Travel Blog 3: Revengeance
Thinking about tourism, when your perspective seems so limited, when you’re encountering brief sights and clipped conversations in a language you barely understand, you wonder what you represent to a place.
When I arrived in France yesterday it was 6 a.m. Paris time. We spent the flight in a rattling soup can trying to outrun one burning horizon and ended up flying straight into another. I didn’t get much sleep, so I was probably in a state of variable exhaustion by the time I got through customs. The check-in for my hostel wasn’t until I still had my pack on, a great orange beast size and shape of a small child carrying the weight of all man’s troubles, and as I get off the subway in front of the Notre Dame de Paris, two women evidently pretending to be deaf came up to me and shoved a clipboard towards me. I was reading it when another man strode by, speaking in English (better than I could ever approximate French) “You don’t have to do that.” He continued saying that these people are always here and they target tourists. Yes it is a scam, and you can read about it online.

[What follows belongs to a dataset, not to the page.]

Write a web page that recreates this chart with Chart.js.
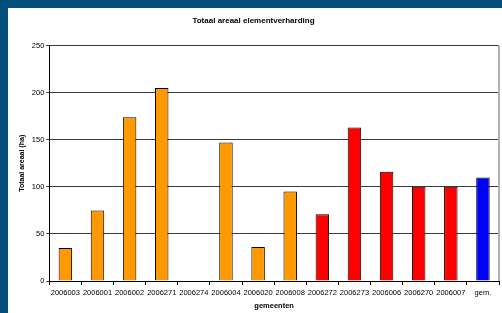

I was jet-lagged, reeling from far too little sleep, but I was close to believing them until that man came along. I deserve a slap on the head, but still, thanks to whoever that dude was, because I’ll likely never see that again. A little later, a guy standing just outside a ticket stall asked if I needed help ordering train tickets. This is another scam, as they’ll use their own money to purchase tickets but then ask for your money in return. They can buy bulk tickets but only offer you two, or they’ll buy children’s tickets and pocket the extra cash. Luckily, this time I simply refused. There’s plenty of other scams, but if you ever want to travel just go ahead and Google them.
Walking around with a large backpack in a city like Paris paints a target on you. Dispensing with it at my hostel means I haven’t encountered anybody like that since. I’m not saying this is a dig on Paris. It’s just like any other place, and just like anybody who lives in and about NYC I’m relatively good at guessing when somebody’s trying to f— with you. That’s in New York, but it’s different when they know you’re not from there.
That’s also not to say I don’t have privilege, knowing likely nobody wants to F– with me physically because I’m a relatively big white dude. I’m pretty good at brushing people off. Like I said, I’m a New Yorker. What I’m trying to say, is that I’ve never really thought of myself as a tourist. I’ve never really felt like a stranger, even when I was abroad in places like Korea or Ireland. It might have been different being in a group. Alone, one feels more eyes on them and more distanced from everyone around you.
So when I went to somewhere like the Louvre, I went with a hardened heart. I ended up spending five hours there, and coming out here on the edge of the country’s reopening has paid dividends. I could walk freely through relatively thin crowds. My personal favorite period of art, that being the area around European neoclassicism through romanticism (yaknow, I’m real basic), really jump-started my heart.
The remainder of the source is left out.